Concrètement, les chercheurs utilisent les monomères, ces molécules le plus souvent organiques constitutives des chaînes polymères, comme un « langage » pour coder l’information binaire. Arbitrairement, ils définissent un monomère codant le bit-0, et un autre, dont la structure diffère, codant le bit-1. Le contrôle de leur agencement au moment de la synthèse (création de la chaîne polymère) aboutit à l’écriture de la suite de 0 et de 1 souhaitée. Pour déchiffrer ce message, le séquençage de la chaîne polymère permet de déterminer l’ordre des monomères.
Jean-François Lutz, chimiste des polymères et directeur de l’Institut de science et d’ingénierie supramoléculaires (CNRS, Université de Strasbourg), ISIS, où il vient d’installer son équipe, cherchait à ouvrir une voie différente de celle « de biochimistes américains qui avaient commencé à stocker avec succès des données sur de l’ADN synthétique. Une “école de pensée” plus ancienne que la nôtre », précise le pionnier des polymères informationnels.

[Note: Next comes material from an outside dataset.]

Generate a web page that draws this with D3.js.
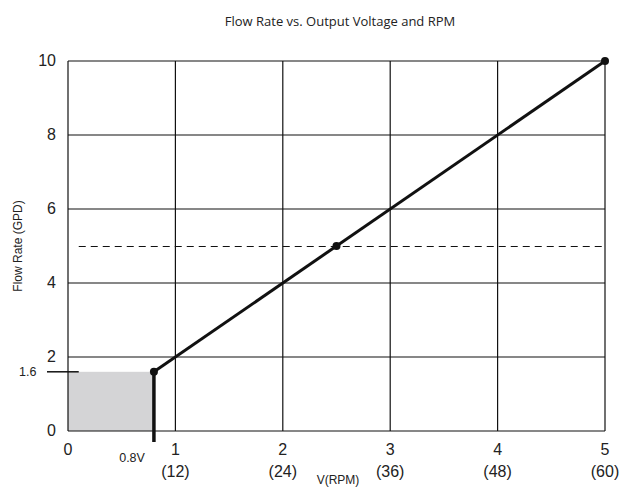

Aussi a-t-il fallu d’abord maîtriser l’enchaînement des monomères lors de la synthèse, condition sine qua non à l’écriture du message binaire. Entre 2014 et 2016, les Français se sont ainsi appliqués à développer des approches combinatoires et itératives, donnant naissance à de nouvelles chimies. Jusqu’alors, les voies de synthèse traditionnelles n’assuraient qu’un contrôle très sommaire de la chaîne polymère. En parallèle de leurs recherches a progressivement émergé une concurrence désormais internationale, en Europe, aux Etats-Unis et en Asie.